Chuo Municipal Chuo Elementary School (中央区立中央小学校, Chūō-kuritsu Chūō Shōgakkō) is a public elementary school in Minato, Chuo, Tokyo. It is operated by the Chuo City Board of Education (中央区教育委員会).

Its attendance boundary is Minato 1 and 2-chome, Irifune 1 and 2-chome, and Hatchobori.

==History==
It was formed on April 1, 1993 (Heisei 5) by the merger of Kyoka Elementary School (中央区立京華小学校) and Teppozu Elementary School (中央区立鉄砲洲小学校). The school board had the new school use the Teppozu building, although the Kyoka building was used temporarily until August 31 of that year. Classes at the ex-Teppozu building started on September 1.

In 2009 the school had 112 students. By 2010 there were plans to raze the original building to build a new school building. Hideo Takahashi, an alumnus of Teppozu, campaigned against the building's destruction on historical grounds, and his son Yoshiaki argued against the destruction due to historical reasons and the price tag of the new school building.

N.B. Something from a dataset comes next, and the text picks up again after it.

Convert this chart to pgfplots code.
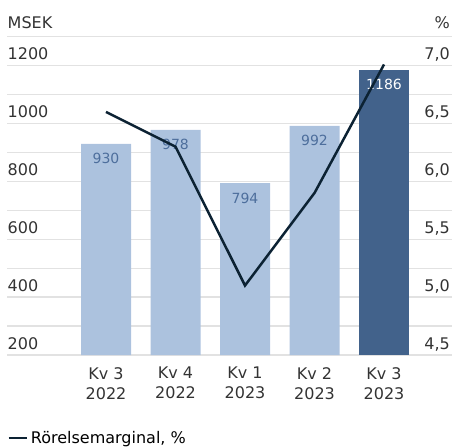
\documentclass[border=0pt]{standalone}
\usepackage{pgfplots}
\pgfplotsset{compat=1.18}
\usepackage{fontspec}
\setmainfont{DejaVu Sans}
\definecolor{lightbar}{HTML}{ACC2DE}
\definecolor{darkbar}{HTML}{42628B}
\definecolor{linecol}{HTML}{0C2233}
\definecolor{gridcol}{HTML}{E2E2E2}
\definecolor{txt}{HTML}{333333}
\definecolor{lbl}{HTML}{4D6E9C}
\begin{document}
\begin{tikzpicture}
\pgfplotsset{
  common/.style={
    scale only axis, width=445pt, height=318.3pt,
    xmin=-1.4245, xmax=4.978,
    axis line style={draw=none}, major tick length=0pt,
    /pgf/number format/assume math mode=true,
    /pgf/number format/1000 sep={},
    tick label style={font=\fontsize{16}{20}\selectfont, text=txt},
  }
}
\begin{axis}[common,
  ymin=200, ymax=1300,
  ytick={200,300,...,1300},
  yticklabels={200,,400,,600,,800,,1000,,1200,},
  ymajorgrids, grid style={draw=gridcol, line width=1.3pt},
  yticklabel style={anchor=base west, inner sep=0pt, xshift=0.5pt, yshift=5.7pt},
  xtick={0,1,2,3,4},
  xticklabels={{Kv 3\\2022},{Kv 4\\2022},{Kv 1\\2023},{Kv 2\\2023},{Kv 3\\2023}},
  xticklabel style={align=center, inner sep=0pt, anchor=north, yshift=-12pt},
  every axis y label/.style={at={(rel axis cs:0,1)}, anchor=base west, inner sep=0pt, xshift=0.5pt, yshift=8.4pt, font=\fontsize{16}{20}\selectfont, text=txt},
  ylabel={MSEK},
  every node near coord/.append style={font=\fontsize{14}{16}\selectfont, anchor=north, inner sep=0pt, yshift=-9.3pt},
]
\addplot[ybar, bar width=50pt, bar shift=0pt, fill=lightbar, draw=none,
  nodes near coords, every node near coord/.append style={text=lbl}]
  coordinates {(0,930) (1,978) (2,794) (3,992)};
\addplot[ybar, bar width=50pt, bar shift=0pt, fill=darkbar, draw=none,
  nodes near coords, every node near coord/.append style={text=white}]
  coordinates {(4,1186)};
\end{axis}
\begin{axis}[common,
  ymin=4.5, ymax=7.25,
  ytick={4.5,5.0,...,7.0},
  yticklabel pos=right,
  yticklabel style={anchor=base east, inner sep=0pt, xshift=-2pt, yshift=5.7pt,
    /pgf/number format/.cd, fixed, fixed zerofill, precision=1, use comma},
  xtick=\empty,
  every axis y label/.style={at={(rel axis cs:1,1)}, anchor=base east, inner sep=0pt, xshift=-2pt, yshift=8.4pt, font=\fontsize{16}{20}\selectfont, text=txt},
  ylabel={\%},
  legend style={at={(0,-0.289)}, anchor=south west, draw=none, fill=none, inner sep=0pt,
    font=\fontsize{16}{20}\selectfont, text=black,
    /tikz/every odd column/.append style={column sep=1pt}},
  legend image code/.code={\draw[#1, line width=2.7pt] (0pt,0pt) -- (18pt,0pt);},
]
\addplot[color=linecol, line width=2.5pt, mark=none]
  coordinates {(0,6.60) (1,6.30) (2,5.10) (3,5.90) (4,7.01)};
\addlegendentry{Rörelsemarginal, \%}
\end{axis}
\pgfresetboundingbox
\path (-7pt,-92pt) rectangle (445pt,355pt);
\end{tikzpicture}
\end{document}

The school held a farewell celebration of the former building on July 17, 2010. Classes were temporarily held at Meisho Elementary School (明正小学校) from September 1, 2010 to September 3, 2012, the day the new school building opened. The current school building was to have a playground on the last floor, and a retractable roof over it. The building houses elementary and kindergarten classes. The current building, designed by Kume Sekkei, was given the Good Design Award in 2013.